Tires that are worn past the point of being safe will need to be replaced, so for the sake of safety, don’t wait until the old tires are bald to buy new ones.
Steering and Suspension
If the tires are unevenly worn, or if the car doesn’t seem to steer or ride correctly, you may have a steering or suspension problem and need to have it checked by a professional. He will advise you about the repairs you need and if it is safe to drive the car in the meantime.
If the windshield wiper blades do not clear the window effectively, replace them. If the headlight lenses have gotten yellow, or if they are pitted, replace them for better vision and greater safety when driving at night.

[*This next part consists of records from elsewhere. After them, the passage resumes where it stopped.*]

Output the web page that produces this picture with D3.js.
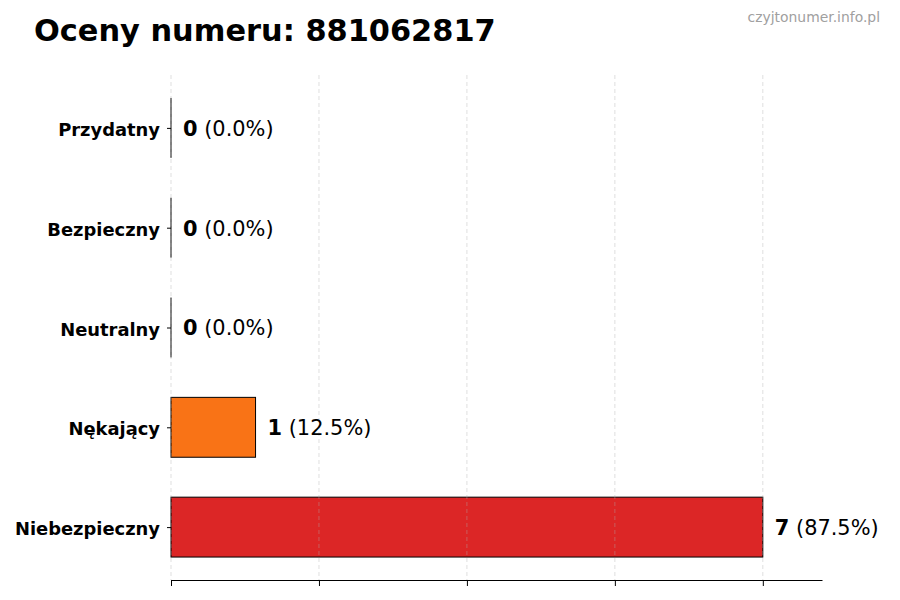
<!DOCTYPE html>
<html>
<head>
<meta charset="utf-8">
<script src="https://cdn.jsdelivr.net/npm/d3@7"></script>
<style>
  body { margin: 0; background: #fff; }
  svg { font-family: "DejaVu Sans", sans-serif; }
</style>
</head>
<body>
<svg id="chart"></svg>
<script>
// Data
const categories = ["Niebezpieczny", "Nękający", "Neutralny", "Bezpieczny", "Przydatny"];
const counts = [7, 1, 0, 0, 0];
const percents = ["87.5%", "12.5%", "0.0%", "0.0%", "0.0%"];
const barColors = ["#dc2626", "#f97316", "#6b7280", "#22c55e", "#3b82f6"];
const xTicks = [0, 1.75, 3.5, 5.25, 7];

const width = 900, height = 600;
const margin = {top: 75, bottom: 20, left: 171, right: 78};

const svg = d3.select("#chart")
  .attr("width", width)
  .attr("height", height);

// Scales
const xScale = d3.scaleLinear()
  .domain([0, d3.max(counts) * 1.1])
  .range([margin.left, width - margin.right]);

const yScale = d3.scalePoint()
  .domain(categories)
  .range([height - margin.bottom, margin.top])
  .padding(0.53);

const barH = yScale.step() * 0.6;

// Bars
svg.selectAll("rect.bar")
  .data(categories)
  .enter().append("rect")
  .attr("class", "bar")
  .attr("x", xScale(0))
  .attr("y", d => yScale(d) - barH / 2)
  .attr("width", (d, i) => xScale(counts[i]) - xScale(0))
  .attr("height", barH)
  .attr("fill", (d, i) => barColors[i])
  .attr("stroke", "#000")
  .attr("stroke-width", 1);

// empty bars still show their edge as a thin line
svg.selectAll("line.zero")
  .data(categories.filter((d, i) => counts[i] === 0))
  .enter().append("line")
  .attr("class", "zero")
  .attr("x1", xScale(0))
  .attr("x2", xScale(0))
  .attr("y1", d => yScale(d) - barH / 2)
  .attr("y2", d => yScale(d) + barH / 2)
  .attr("stroke", "#000")
  .attr("stroke-width", 1);

// Grid (drawn over the bars, like the original)
svg.append("g")
  .selectAll("line")
  .data(xTicks)
  .enter().append("line")
  .attr("x1", d => xScale(d))
  .attr("x2", d => xScale(d))
  .attr("y1", margin.top)
  .attr("y2", height - margin.bottom)
  .attr("stroke", "#b0b0b0")
  .attr("stroke-opacity", 0.5)
  .attr("stroke-dasharray", "4,3")
  .attr("stroke-width", 0.8);

// X axis: spine + ticks, no labels
const xAxis = svg.append("g")
  .attr("transform", `translate(0,${height - margin.bottom})`)
  .call(d3.axisBottom(xScale).tickValues(xTicks).tickSize(6).tickFormat("").tickSizeOuter(0));
xAxis.select(".domain").attr("stroke", "#000");
xAxis.selectAll(".tick line").attr("stroke", "#000");

// Y axis: ticks and bold labels, no spine
const yAxis = svg.append("g")
  .attr("transform", `translate(${margin.left},0)`)
  .call(d3.axisLeft(yScale).tickSize(4).tickPadding(7));
yAxis.select(".domain").remove();
yAxis.selectAll(".tick line").attr("stroke", "#000");
yAxis.selectAll(".tick text")
  .attr("fill", "#000")
  .attr("dy", "0.42em")
  .style("font-family", "DejaVu Sans")
  .style("font-size", "17.9px")
  .style("font-weight", "bold");

// Value labels
const labels = svg.selectAll("text.val")
  .data(categories)
  .enter().append("text")
  .attr("class", "val")
  .attr("x", (d, i) => xScale(counts[i]) + 12)
  .attr("y", d => yScale(d))
  .attr("dy", "0.38em")
  .style("font-size", "20.9px")
  .attr("fill", "#000");

labels.append("tspan")
  .style("font-weight", "bold")
  .text((d, i) => counts[i]);
labels.append("tspan")
  .text((d, i) => " (" + percents[i] + ")");

// Title
svg.append("text")
  .attr("x", 34)
  .attr("y", 41)
  .style("font-size", "30.4px")
  .style("font-weight", "bold")
  .attr("fill", "#000")
  .text("Oceny numeru: 881062817");

// Watermark
svg.append("text")
  .attr("x", 880)
  .attr("y", 22)
  .attr("text-anchor", "end")
  .style("font-size", "13.9px")
  .attr("fill", "#a0a0a0")
  .text("czyjtonumer.info.pl");
</script>
</body>
</html>
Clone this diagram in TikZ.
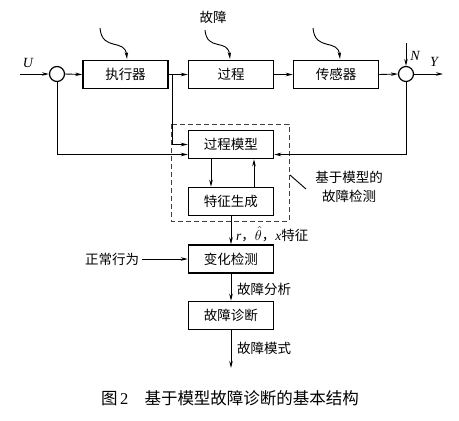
\documentclass[tikz,border=0pt]{standalone}
\usepackage{fontspec}
\setmainfont{Liberation Serif}
\newfontfamily\cjk{Noto Sans CJK SC}
\newcommand\latit[1]{{\rmfamily\itshape #1}}
\usetikzlibrary{arrows.meta,calc}
\begin{document}
\begin{tikzpicture}[x=1pt,y=-1pt,
  every node/.style={font=\cjk\fontsize{13.5}{16}\selectfont},
  blk/.style={draw,line width=1.5pt,minimum width=85pt,minimum height=28pt,inner sep=0pt},
  sumc/.style={draw,circle,line width=1.2pt,minimum size=15pt,inner sep=0pt},
  conn/.style={line width=0.9pt},
  arr/.style={conn,-{Stealth[length=7pt,width=3.5pt]}},
  lbl/.style={inner sep=0pt}]
\useasboundingbox (0,0) rectangle (459,421);
% nodes
\node[sumc] (s1) at (57,74) {};
\node[sumc] (s2) at (406,74) {};
\node[blk] (act) at (125.5,74.5) {执行器};
\node[blk] (proc) at (231,74.5) {过程};
\node[blk] (sens) at (336,74.5) {传感器};
\node[blk] (pm) at (231,144.5) {过程模型};
\node[blk] (fg) at (231,201.5) {特征生成};
\node[blk] (cd) at (231,259) {变化检测};
\node[blk] (fd) at (231,315.5) {故障诊断};
\draw[dashed,line width=0.8pt,dash pattern=on 5pt off 3pt,black!75] (171,124) rectangle (289,221);
% coordinates
\coordinate (uin) at (20,74);
\coordinate (nin) at (406,43);
\coordinate (yout) at (443,74);
\coordinate (br) at (172,74);
\coordinate (fout) at (231,368);
\coordinate (c1) at (100,28);
\coordinate (c1e) at (127,59);
\coordinate (c2) at (205,30);
\coordinate (c2e) at (230,59);
\coordinate (c3) at (313,28);
\coordinate (c3e) at (340,59);
\coordinate (l1) at (290,175);
\coordinate (l2) at (306,189);
% labels
\node[lbl,font=\rmfamily\itshape\fontsize{14}{16}\selectfont] (U) at (28,63) {U};
\node[lbl,font=\rmfamily\itshape\fontsize{14}{16}\selectfont] (N) at (415,56) {N};
\node[lbl,font=\rmfamily\itshape\fontsize{14}{16}\selectfont] (Y) at (434,62) {Y};
\node[lbl] (gz) at (213,17) {故障};
\node[lbl] (zc) at (112,259) {正常行为};
\node[lbl,align=center,font=\cjk\fontsize{13.5}{19}\selectfont] (jy) at (349,187) {基于模型的\\故障检测};
\node[lbl,anchor=west] (tz) at (236,234) {\latit{r}，$\hat{\theta}$，\latit{x}特征};
\node[lbl,anchor=west] (fx) at (237,289) {故障分析};
\node[lbl,anchor=west] (ms) at (237,348) {故障模式};
\node[lbl,font=\rmfamily\fontsize{16.5}{18}\selectfont] (cap) at (230,398) {{\cjk 图}\,2\hspace{16pt}{\cjk 基于模型故障诊断的基本结构}};
% connectors
\draw[arr] (uin) -- (s1.west);
\draw[arr] (s1.east) -- (act.west);
\draw[arr] (act.east) -- (proc.west);
\draw[arr] (proc.east) -- (sens.west);
\draw[arr] (sens.east) -- (s2.west);
\draw[arr] (nin) -- (s2.north);
\draw[arr] (s2.east) -- (yout);
\draw[arr] (br) |- (pm.west);
\draw[arr] (s1.south) |- ($(pm.west)+(0,10)$);
\draw[arr] (s2.south) |- ($(pm.east)+(0,10)$);
\draw[arr] ($(pm.south)+(-20,0)$) -- ($(fg.north)+(-20,0)$);
\draw[arr] ($(fg.north)+(23,0)$) -- ($(pm.south)+(23,0)$);
\draw[arr] (fg.south) -- (cd.north);
\draw[arr] (zc.east) ++(3,0) -- (cd.west);
\draw[arr] (cd.south) -- (fd.north);
\draw[arr] (fd.south) -- (fout);
\draw[arr] (c1) .. controls (102,52) and (125,38) .. (c1e);
\draw[arr] (c2) .. controls (207,52) and (228,38) .. (c2e);
\draw[arr] (c3) .. controls (315,52) and (338,38) .. (c3e);
\draw[conn] (l1) -- (l2);
\end{tikzpicture}
\end{document}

If the car is old, chances are that the hoses are old and may start leaking at inconvenient times, so it is best to replace all of them when you buy the car. If you do not replace the fuel line and smell gasoline, you may have a leak in the line that could start a fire.
If the fan or accessory belt looks worn, replace it before you hear the telltale squealing that means it’s getting ready to break.
If your car has an engine-timing belt, you should have it changed every 60,000 miles, but get a qualified mechanic to do the job. If it breaks, the car will stop running, and it could cause serious damage to certain makes of cars.
Clean battery terminal corrosion with water and baking soda mixed together, and apply a chemical that prevents corrosion to the posts. Check the cables, and look for loose connections.
If the car has front-wheel-drive and you hear a clicking noise when making tight turns, check the rubber boots around the CV joint. If they are torn or missing, you will need to replace the CV joint.
If you take care of your old car, do some preventive maintenance, and fix minor problems before they become major headaches, you may have inexpensive transportation for a long time.